Now with a fully Agile development cycle, which by the way almost never happens, you can theoretically iterate your way from what they said they wanted to what they need. But there’s a lot more to it than just the technical ability to quickly modify automated processes and applications. All of this requires an equal collaboration between the subject matter experts from the business and the business analysts. If the business side is too strong, then the analyst is just a scribe but that documents the business requests. If the analyst is in charge, then likely some critical parts of the business process that they don’t fully understand will be overlooked. Balance of power is important.

Now, the problem of implementing what the business asks for often manifests as a system that paves the cow paths of the old processes and procedures. The new system does exactly what the manual processes do, without considering how the technology could have improved or automated them. A lot of money is wasted to have tasks pushed around amongst the business people a little bit faster. Now, although you don’t want to just throw away all the old knowledge and start with a completely Green Field, you do need to validate that the things that the business says are important, are in fact necessary and sufficient for the current operating standard procedures.

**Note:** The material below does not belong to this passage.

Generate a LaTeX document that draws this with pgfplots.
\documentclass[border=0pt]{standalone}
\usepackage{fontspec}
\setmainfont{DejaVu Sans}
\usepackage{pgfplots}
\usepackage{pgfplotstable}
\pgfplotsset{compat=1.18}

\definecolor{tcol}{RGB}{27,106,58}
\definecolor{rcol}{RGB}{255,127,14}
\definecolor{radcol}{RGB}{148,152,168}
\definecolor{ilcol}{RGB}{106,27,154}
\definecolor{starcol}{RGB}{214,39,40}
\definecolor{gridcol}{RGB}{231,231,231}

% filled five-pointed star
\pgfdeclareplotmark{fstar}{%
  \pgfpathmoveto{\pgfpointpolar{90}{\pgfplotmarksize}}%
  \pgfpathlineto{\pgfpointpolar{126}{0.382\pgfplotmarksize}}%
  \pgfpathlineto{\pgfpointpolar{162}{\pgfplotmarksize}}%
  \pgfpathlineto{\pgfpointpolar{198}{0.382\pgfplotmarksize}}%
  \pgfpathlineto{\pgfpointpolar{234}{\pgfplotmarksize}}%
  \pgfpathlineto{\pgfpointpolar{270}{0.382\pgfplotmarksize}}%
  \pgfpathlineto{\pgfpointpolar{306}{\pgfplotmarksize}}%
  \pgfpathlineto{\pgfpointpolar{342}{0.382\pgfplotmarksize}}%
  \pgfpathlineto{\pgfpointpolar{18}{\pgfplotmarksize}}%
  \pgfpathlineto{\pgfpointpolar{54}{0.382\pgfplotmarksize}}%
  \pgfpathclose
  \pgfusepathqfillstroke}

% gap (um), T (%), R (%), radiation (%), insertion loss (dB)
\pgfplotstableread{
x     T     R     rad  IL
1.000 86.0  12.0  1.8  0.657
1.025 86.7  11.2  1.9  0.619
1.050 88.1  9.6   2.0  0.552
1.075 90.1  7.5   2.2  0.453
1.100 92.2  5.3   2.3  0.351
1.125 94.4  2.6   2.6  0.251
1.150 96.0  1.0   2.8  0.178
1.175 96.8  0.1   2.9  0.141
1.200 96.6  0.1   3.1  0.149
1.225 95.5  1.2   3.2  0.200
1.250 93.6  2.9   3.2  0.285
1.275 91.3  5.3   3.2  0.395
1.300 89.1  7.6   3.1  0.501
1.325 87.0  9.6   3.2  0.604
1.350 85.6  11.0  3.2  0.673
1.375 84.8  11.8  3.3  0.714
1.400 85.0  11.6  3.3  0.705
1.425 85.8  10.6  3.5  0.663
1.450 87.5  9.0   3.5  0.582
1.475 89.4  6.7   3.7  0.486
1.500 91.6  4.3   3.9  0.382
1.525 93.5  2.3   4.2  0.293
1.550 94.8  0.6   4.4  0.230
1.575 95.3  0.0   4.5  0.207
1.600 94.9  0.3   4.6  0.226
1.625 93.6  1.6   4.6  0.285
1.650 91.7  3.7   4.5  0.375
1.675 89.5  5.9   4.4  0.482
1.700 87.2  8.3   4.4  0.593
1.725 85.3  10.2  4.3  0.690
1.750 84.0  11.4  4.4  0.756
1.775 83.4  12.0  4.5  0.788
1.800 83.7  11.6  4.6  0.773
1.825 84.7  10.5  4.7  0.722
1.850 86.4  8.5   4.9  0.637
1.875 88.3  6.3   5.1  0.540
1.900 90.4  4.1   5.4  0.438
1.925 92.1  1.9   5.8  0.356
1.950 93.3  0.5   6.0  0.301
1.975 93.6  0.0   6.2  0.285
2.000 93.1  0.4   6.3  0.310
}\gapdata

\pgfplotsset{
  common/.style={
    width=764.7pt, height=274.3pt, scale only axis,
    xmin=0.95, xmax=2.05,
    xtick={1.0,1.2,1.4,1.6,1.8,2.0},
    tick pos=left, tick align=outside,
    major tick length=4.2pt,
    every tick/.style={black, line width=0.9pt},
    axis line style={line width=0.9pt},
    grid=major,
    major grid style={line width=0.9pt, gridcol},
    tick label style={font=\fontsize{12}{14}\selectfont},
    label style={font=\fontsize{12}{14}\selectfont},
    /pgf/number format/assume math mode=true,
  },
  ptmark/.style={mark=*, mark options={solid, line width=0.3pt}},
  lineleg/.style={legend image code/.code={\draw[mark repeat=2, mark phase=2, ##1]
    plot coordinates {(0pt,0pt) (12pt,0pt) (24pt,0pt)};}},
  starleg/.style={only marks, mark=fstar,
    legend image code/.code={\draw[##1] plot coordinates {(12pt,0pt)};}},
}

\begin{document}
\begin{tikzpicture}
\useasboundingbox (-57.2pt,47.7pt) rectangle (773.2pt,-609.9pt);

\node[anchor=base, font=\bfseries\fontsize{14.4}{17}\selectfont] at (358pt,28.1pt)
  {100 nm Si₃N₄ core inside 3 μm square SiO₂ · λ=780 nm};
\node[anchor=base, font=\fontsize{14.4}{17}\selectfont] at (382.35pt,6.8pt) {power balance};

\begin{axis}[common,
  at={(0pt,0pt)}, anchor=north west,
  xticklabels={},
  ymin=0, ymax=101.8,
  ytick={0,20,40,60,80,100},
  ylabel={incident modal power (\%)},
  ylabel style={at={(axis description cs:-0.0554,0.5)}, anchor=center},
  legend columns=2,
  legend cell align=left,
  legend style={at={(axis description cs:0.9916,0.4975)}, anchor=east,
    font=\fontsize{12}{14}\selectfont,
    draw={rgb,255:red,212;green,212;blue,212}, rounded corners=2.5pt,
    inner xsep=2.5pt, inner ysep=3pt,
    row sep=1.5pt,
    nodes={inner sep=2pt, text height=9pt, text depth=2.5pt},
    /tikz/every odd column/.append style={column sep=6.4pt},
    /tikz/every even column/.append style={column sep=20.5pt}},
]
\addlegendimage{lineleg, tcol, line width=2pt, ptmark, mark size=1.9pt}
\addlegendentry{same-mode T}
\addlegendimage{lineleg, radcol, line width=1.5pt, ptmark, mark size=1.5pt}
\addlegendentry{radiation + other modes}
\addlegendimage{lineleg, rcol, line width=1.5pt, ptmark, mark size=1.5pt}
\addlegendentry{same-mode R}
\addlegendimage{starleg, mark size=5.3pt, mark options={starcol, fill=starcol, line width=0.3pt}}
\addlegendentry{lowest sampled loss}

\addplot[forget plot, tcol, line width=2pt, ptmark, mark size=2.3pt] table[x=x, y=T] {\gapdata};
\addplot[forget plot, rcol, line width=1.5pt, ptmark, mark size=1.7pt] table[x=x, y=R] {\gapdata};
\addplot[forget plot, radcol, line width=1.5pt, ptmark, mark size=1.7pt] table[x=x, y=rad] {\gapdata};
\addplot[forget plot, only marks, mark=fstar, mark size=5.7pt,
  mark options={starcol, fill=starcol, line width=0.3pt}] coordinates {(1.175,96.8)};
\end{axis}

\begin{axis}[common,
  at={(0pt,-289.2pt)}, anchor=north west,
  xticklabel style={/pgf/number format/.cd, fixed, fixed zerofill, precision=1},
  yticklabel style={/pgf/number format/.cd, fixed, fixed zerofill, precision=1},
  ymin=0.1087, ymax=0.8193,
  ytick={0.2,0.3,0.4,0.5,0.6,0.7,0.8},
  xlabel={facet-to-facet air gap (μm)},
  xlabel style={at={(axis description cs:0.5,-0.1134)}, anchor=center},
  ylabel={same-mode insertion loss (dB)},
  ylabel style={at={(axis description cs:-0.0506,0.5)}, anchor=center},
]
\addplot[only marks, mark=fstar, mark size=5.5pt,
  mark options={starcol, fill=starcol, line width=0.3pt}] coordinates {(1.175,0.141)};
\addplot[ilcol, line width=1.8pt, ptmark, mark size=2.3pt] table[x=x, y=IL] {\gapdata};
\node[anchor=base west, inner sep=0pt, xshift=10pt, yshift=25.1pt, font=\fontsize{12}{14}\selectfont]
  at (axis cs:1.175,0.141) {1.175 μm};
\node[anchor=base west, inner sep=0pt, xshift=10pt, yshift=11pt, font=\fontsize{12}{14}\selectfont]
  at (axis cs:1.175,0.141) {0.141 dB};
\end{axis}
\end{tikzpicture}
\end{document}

2 The second type of any pattern that I see in process automation design happens when we start to loop in the technical designers. Many complex process automation systems require more of a developer in this role than the business analyst so they might not be as close to the business requirements. And what this happens, we can end up with a misalignment between frequently changing business conditions and the implementation technology.

To understand this, you need to think about the technical characteristics of the system that you’re using for process automation. Typically business process automation systems — or BPMS — are stateful. They maintain state for each process instance as long as it lives.

Included in that state is usually a snapshot of the process model at the time that the instance was created. Changing and redeploying a new process model only changes the model for instances that are created after that point in time, not the ones that are already in process. There are ways in some systems to convert existing instances but, it can be a bit of a hack and it’s not something you want to be doing every day in your production system.

Now decision management systems, on the other hand, are typically stateless. You call them at a point in time, you pass them some data, they make a decision and they return the results. So, if you make a change to a business decision, the most current decision will be invoked at the time that it’s called, if that’s the one you want unless there’s a reason you want to call the old one.

You can change decisions as often as you want and they will take effect immediately, and in fact a lot of organizations put some of the decision tables directly in the control of the business so that they can change parameters on the fly like what percentage of things go to QA at any particular time of the day, based on volumes of inbound transactions that you might have.

A necessary part of the early design requirements is understanding what parts of the business process are changeable and what parts tend to be more fixed and unlikely to change very much. Then make sure that you’ve designed appropriately to allow for flexibility while still maintaining clean designs that are understandable to the business. Whatever’s done on the drawing board, whatever this is, you can be sure it will not be right the first time around and that’s okay.

So, just as military wisdom tells us that no battle plan survives first contact with the enemy, I’ve seen many times over that no system design survives first contact with the end users. The key is to recognize the anti-patterns of bad design practices early, and use that to create flexible automations that you can correct iteratively as you go along.